** START OF Extracted records **
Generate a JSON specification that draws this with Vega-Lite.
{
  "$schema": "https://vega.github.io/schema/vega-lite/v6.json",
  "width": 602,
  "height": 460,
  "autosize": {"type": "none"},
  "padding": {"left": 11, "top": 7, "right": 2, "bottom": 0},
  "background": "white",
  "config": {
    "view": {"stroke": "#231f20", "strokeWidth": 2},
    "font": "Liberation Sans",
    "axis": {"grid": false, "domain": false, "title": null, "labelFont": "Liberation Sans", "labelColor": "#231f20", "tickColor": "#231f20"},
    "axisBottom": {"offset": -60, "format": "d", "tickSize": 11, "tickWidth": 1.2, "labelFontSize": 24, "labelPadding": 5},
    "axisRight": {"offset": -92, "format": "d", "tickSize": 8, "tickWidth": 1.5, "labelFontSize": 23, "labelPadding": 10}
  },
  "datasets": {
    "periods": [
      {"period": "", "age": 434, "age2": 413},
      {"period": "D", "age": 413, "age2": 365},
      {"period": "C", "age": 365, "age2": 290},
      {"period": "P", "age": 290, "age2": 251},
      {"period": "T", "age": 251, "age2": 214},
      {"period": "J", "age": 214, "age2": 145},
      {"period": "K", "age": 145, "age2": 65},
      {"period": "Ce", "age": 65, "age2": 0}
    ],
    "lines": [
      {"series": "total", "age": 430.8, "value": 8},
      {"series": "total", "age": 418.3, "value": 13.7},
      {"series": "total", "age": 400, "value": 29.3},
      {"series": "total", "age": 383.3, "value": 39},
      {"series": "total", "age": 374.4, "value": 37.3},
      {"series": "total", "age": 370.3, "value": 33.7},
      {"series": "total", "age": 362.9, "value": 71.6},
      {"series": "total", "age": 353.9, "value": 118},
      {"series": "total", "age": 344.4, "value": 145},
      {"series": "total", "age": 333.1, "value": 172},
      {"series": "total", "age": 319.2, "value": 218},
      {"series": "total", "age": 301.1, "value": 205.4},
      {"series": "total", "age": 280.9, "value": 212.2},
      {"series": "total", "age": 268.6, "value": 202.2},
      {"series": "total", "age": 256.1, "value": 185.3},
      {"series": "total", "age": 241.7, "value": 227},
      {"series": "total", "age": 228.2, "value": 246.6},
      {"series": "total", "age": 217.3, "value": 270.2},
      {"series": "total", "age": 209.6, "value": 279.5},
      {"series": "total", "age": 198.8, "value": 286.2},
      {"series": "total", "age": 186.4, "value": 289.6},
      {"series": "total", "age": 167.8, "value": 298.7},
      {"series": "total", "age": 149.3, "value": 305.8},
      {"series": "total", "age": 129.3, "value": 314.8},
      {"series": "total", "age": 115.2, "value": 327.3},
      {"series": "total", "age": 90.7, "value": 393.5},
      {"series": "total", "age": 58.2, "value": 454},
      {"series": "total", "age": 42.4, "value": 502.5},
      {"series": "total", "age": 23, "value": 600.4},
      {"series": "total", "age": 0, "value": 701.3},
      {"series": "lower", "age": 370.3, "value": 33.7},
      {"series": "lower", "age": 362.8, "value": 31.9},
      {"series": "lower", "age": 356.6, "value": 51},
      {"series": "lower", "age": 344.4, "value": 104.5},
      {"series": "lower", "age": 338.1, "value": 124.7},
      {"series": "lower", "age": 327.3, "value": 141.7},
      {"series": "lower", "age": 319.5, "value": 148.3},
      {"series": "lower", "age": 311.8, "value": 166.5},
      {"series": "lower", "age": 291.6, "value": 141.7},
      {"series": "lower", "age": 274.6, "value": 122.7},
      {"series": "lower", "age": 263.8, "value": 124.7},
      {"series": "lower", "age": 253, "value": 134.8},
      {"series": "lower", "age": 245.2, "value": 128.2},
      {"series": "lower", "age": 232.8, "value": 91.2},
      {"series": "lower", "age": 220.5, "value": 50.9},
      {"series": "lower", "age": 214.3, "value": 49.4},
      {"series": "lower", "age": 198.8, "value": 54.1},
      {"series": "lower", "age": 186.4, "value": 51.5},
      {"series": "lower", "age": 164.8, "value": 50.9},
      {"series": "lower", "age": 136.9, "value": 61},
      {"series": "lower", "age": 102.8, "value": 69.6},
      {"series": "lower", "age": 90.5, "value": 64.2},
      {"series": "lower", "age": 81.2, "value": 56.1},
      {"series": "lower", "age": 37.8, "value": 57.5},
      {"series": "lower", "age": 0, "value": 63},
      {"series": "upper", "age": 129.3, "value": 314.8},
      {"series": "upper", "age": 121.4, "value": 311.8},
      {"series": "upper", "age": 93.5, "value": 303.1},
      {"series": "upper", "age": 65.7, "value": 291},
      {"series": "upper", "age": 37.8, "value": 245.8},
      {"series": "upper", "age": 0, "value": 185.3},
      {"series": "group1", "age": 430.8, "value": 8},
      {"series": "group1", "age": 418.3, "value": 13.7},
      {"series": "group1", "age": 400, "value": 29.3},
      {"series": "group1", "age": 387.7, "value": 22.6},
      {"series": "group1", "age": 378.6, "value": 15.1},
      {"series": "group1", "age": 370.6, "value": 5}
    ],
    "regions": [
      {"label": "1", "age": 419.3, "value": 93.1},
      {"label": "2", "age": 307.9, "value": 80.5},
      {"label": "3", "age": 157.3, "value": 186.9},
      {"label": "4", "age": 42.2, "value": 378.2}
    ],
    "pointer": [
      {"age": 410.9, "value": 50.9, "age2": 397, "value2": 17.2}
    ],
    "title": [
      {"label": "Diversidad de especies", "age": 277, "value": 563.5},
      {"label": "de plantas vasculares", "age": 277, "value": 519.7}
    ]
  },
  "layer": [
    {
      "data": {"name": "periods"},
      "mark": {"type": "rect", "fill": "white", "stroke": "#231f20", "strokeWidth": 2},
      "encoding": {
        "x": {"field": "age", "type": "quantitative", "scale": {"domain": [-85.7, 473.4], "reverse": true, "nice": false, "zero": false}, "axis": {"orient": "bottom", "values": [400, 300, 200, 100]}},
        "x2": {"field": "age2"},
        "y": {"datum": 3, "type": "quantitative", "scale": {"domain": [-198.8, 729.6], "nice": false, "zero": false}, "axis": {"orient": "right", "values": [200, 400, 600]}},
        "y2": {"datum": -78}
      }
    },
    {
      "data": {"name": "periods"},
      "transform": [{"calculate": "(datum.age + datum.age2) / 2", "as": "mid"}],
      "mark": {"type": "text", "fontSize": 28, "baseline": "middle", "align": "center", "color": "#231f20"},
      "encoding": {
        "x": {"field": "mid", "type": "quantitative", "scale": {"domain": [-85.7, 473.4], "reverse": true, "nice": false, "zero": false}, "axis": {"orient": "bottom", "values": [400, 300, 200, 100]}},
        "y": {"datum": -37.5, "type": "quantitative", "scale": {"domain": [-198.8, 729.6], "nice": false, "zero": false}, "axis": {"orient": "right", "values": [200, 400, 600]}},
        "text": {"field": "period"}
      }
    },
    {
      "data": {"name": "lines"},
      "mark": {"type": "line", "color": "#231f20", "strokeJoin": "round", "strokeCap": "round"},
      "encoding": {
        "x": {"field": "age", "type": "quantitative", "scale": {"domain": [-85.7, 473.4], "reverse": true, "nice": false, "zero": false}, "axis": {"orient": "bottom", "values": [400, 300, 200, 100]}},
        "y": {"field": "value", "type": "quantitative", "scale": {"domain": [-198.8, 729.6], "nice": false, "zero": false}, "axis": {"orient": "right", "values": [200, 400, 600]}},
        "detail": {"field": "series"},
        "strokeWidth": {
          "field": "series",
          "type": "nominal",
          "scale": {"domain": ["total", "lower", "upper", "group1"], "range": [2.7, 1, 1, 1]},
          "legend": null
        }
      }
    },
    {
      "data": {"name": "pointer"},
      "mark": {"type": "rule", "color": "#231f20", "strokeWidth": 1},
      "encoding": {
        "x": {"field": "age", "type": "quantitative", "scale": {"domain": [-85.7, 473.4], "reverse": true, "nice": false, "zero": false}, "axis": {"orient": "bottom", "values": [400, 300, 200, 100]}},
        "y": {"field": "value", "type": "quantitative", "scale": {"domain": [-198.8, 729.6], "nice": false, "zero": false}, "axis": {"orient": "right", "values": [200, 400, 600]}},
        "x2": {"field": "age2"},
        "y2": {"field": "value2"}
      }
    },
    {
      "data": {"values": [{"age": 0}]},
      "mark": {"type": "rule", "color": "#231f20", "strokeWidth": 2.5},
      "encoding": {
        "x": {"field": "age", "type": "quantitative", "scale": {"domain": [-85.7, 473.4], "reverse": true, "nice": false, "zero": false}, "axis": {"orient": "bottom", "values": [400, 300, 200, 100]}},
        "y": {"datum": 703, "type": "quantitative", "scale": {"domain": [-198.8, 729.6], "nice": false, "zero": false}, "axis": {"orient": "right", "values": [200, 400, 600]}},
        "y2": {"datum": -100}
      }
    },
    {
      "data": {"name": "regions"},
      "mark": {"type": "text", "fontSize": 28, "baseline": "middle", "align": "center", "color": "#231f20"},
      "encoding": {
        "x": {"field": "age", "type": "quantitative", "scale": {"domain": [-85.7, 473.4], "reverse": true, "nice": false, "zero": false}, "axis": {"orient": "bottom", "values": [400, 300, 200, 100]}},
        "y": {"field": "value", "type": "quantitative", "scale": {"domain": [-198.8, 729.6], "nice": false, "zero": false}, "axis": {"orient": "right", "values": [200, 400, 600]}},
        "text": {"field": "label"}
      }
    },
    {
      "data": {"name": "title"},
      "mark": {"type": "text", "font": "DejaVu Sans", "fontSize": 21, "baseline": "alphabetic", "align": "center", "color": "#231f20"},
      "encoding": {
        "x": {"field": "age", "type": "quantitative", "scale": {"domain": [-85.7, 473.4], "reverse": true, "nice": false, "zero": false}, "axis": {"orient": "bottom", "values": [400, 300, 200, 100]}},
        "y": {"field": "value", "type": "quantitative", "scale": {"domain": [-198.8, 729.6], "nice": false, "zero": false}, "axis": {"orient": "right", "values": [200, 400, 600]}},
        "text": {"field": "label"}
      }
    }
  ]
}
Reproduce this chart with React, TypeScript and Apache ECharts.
** END OF Extracted records **
Gather all lines of the records that include the word "this".

Reply to the exercise =>
Generate a JSON specification that draws this with Vega-Lite.
Reproduce this chart with React, TypeScript and Apache ECharts.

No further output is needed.